Due to the limitation of solvent models, quantum chemistry calculated solution-phase molecular properties often deviates from experimental measurements. Recently, ∆-machine learning (∆-ML) was shown to be a promising approach to correcting errors in the quantum chemistry calculation of solvated molecules. However, this approach's applicability to different molecular properties and its performance in various use cases are still unknown. In this work, we tested the performance of Δ-ML in correcting redox potential and absorption energy calculations using four types of input descriptors and various ML methods. We sought to understand the dependence of ∆-ML performance on the property to predict, the quantum chemistry method, the data set distribution/size, the type of input features, and the feature selection techniques.

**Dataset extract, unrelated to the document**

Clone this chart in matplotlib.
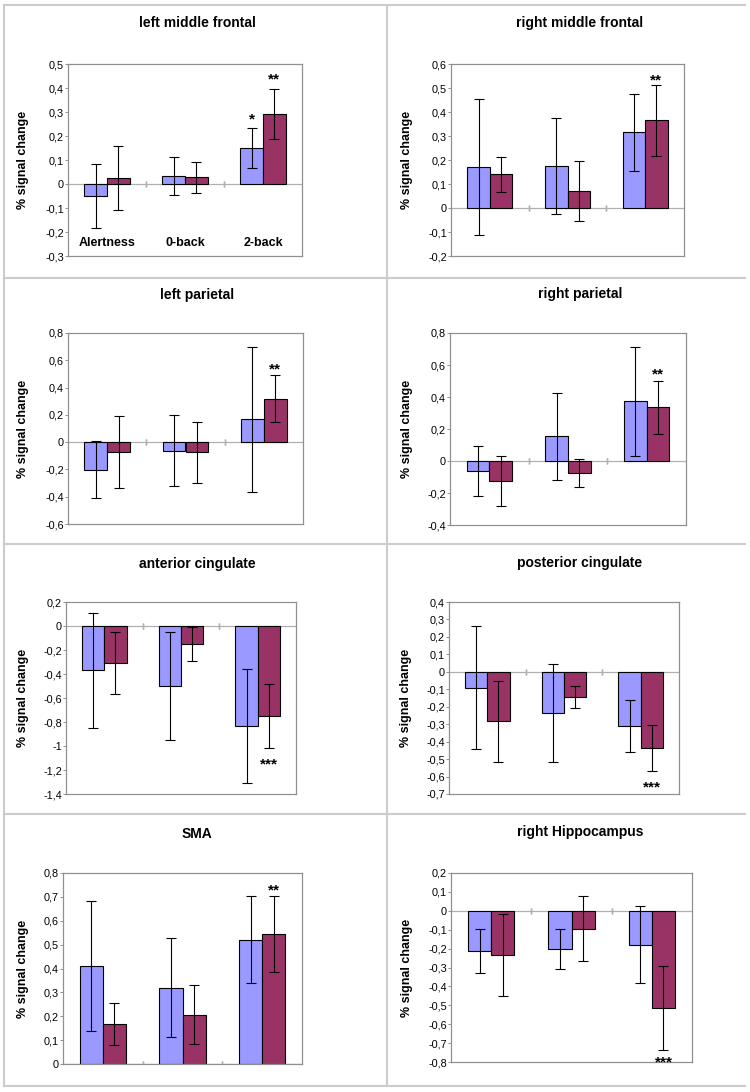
import matplotlib
matplotlib.use("Agg")
import matplotlib.pyplot as plt
from matplotlib.lines import Line2D
import numpy as np

plt.rcParams['font.family'] = ['Liberation Sans', 'DejaVu Sans']

categories = ["Alertness", "0-back", "2-back"]

titles = ["left middle frontal", "right middle frontal", "left parietal", "right parietal",
          "anterior cingulate", "posterior cingulate", "SMA", "right Hippocampus"]

blue_vals = [
    [-0.050, 0.033, 0.150],
    [0.170, 0.174, 0.315],
    [-0.203, -0.062, 0.168],
    [-0.062, 0.156, 0.372],
    [-0.370, -0.500, -0.836],
    [-0.092, -0.235, -0.311],
    [0.410, 0.320, 0.520],
    [-0.213, -0.202, -0.179],
]
blue_err = [
    [0.135, 0.080, 0.083],
    [0.283, 0.200, 0.160],
    [0.210, 0.262, 0.533],
    [0.155, 0.272, 0.343],
    [0.478, 0.450, 0.476],
    [0.353, 0.279, 0.151],
    [0.273, 0.206, 0.182],
    [0.116, 0.105, 0.204],
]
purple_vals = [
    [0.025, 0.028, 0.290],
    [0.141, 0.070, 0.365],
    [-0.071, -0.075, 0.318],
    [-0.127, -0.076, 0.336],
    [-0.310, -0.152, -0.750],
    [-0.283, -0.143, -0.436],
    [0.169, 0.206, 0.545],
    [-0.234, -0.094, -0.516],
]
purple_err = [
    [0.135, 0.065, 0.104],
    [0.073, 0.126, 0.149],
    [0.264, 0.222, 0.174],
    [0.157, 0.087, 0.166],
    [0.258, 0.141, 0.267],
    [0.231, 0.063, 0.132],
    [0.088, 0.123, 0.160],
    [0.218, 0.172, 0.222],
]
y_limits = [(-0.3, 0.5), (-0.2, 0.6), (-0.6, 0.8), (-0.4, 0.8),
            (-1.4, 0.2), (-0.7, 0.4), (0.0, 0.8), (-0.8, 0.2)]
y_steps = [0.1, 0.1, 0.2, 0.2, 0.2, 0.1, 0.1, 0.1]

# significance marks: (series, category, text, y)
stars = [
    [("b", 2, "*", 0.27), ("p", 2, "**", 0.435)],
    [("p", 2, "**", 0.53)],
    [("p", 2, "**", 0.53)],
    [("p", 2, "**", 0.54)],
    [("p", 2, "***", -1.15)],
    [("p", 2, "***", -0.66)],
    [("p", 2, "**", 0.725)],
    [("p", 2, "***", -0.8)],
]

W, H = 750, 1092
fig = plt.figure(figsize=(W / 100, H / 100), dpi=100)

# axes boxes in pixels: left, right, top, bottom
boxes = [
    (68, 302, 64, 256), (451, 684, 64, 256),
    (68, 303, 333, 524), (450, 686, 333, 525),
    (66, 296, 602, 794), (449, 679, 602, 794),
    (63, 302, 873, 1064), (451, 692, 873, 1062),
]
title_pos = [(197, 23), (580, 23), (197, 295), (580, 294),
             (197, 564), (580, 563), (197, 834), (580, 832)]
ylabel_x = [23, 407, 23, 407, 23, 406, 23, 407]

BLUE = "#9999FF"
PURPLE = "#993366"
bw = 0.29

def fmt(v):
    if abs(v) < 1e-9:
        return "0"
    s = ("%.1f" % v).replace(".", ",")
    if s.endswith(",0"):
        s = s[:-2]
    return s

for i in range(8):
    l, r, t, b = boxes[i]
    ax = fig.add_axes([l / W, 1 - b / H, (r - l) / W, (b - t) / H])
    x = np.arange(len(categories))
    ax.axhline(0, color="#b0b0b0", lw=0.9, zorder=1)
    ax.bar(x - bw / 2, blue_vals[i], bw, color=BLUE, edgecolor="black", lw=0.8, zorder=2)
    ax.bar(x + bw / 2, purple_vals[i], bw, color=PURPLE, edgecolor="black", lw=0.8, zorder=2)
    ax.errorbar(x - bw / 2, blue_vals[i], yerr=blue_err[i], fmt="none", ecolor="black",
                elinewidth=0.8, capsize=3.5, capthick=0.8, zorder=3)
    ax.errorbar(x + bw / 2, purple_vals[i], yerr=purple_err[i], fmt="none", ecolor="black",
                elinewidth=0.8, capsize=3.5, capthick=0.8, zorder=3)
    lo, hi = y_limits[i]
    ax.set_ylim(lo, hi)
    ax.set_xlim(-0.5, 2.5)
    ticks = np.round(np.arange(lo, hi + 1e-9, y_steps[i]), 2)
    ax.set_yticks(ticks)
    ax.set_yticklabels([fmt(v) for v in ticks], fontsize=7.8)
    ax.set_xticks([])
    # category separator ticks on zero line
    for sx in [0.5, 1.5]:
        ax.plot([sx, sx], [0, 0], marker="|", ms=4, color="#b0b0b0", zorder=1)
    for sp in ax.spines.values():
        sp.set_color("#909090")
        sp.set_linewidth(0.9)
    ax.tick_params(axis="y", length=2.5, width=0.7, color="#909090", pad=0.5)
    ax.set_ylabel("% signal change", fontsize=9, fontweight="bold")
    ax.yaxis.label.set_va("center")
    ax.yaxis.set_label_coords((ylabel_x[i] - l) / (r - l), 0.5)
    for ser, c, txt, yy in stars[i]:
        xx = c - bw / 2 if ser == "b" else c + bw / 2
        ax.text(xx, yy, txt, ha="center", va="center", fontsize=11, fontweight="bold",
                clip_on=False, zorder=4)
    if i == 0:
        for c, name in enumerate(categories):
            ax.text(c, -0.245, name, ha="center", va="center", fontsize=9, fontweight="bold")
    tx, ty = title_pos[i]
    fig.text(tx / W, 1 - ty / H, titles[i], ha="center", va="center", fontsize=10,
             fontweight="bold")

# panel border lines
lc = "#cccccc"
for yy in [5, 278, 544, 814, 1086]:
    fig.add_artist(Line2D([4 / W, 745 / W], [1 - yy / H, 1 - yy / H], color=lc, lw=1.5))
for xx in [4, 387]:
    fig.add_artist(Line2D([xx / W, xx / W], [1 - 5 / H, 1 - 1086 / H], color=lc, lw=1.5))

fig.savefig("out.png", dpi=100)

We found that ∆-ML can effectively correct the errors in redox potentials calculated by density functional theory (DFT) and absorption energies calculated by time-dependent DFT. For both properties, the ∆-ML corrected results showed less sensitivity to the DFT functional choice than the raw results. The optimal input descriptor depends on the property, regardless of the specific ML method used. The solvent-solute descriptor (SS) is the best for redox potential, whereas the combined molecular fingerprint (cFP) is the best for absorption energy. A detailed analysis of the feature space and the physical foundation of different descriptors well explained these observations. Feature selection did not further improve the Δ-ML performance. Finally, we analyzed the limitation of our Δ-ML solvent effects approach in data sets with molecules of varying degrees of electronic structure errors.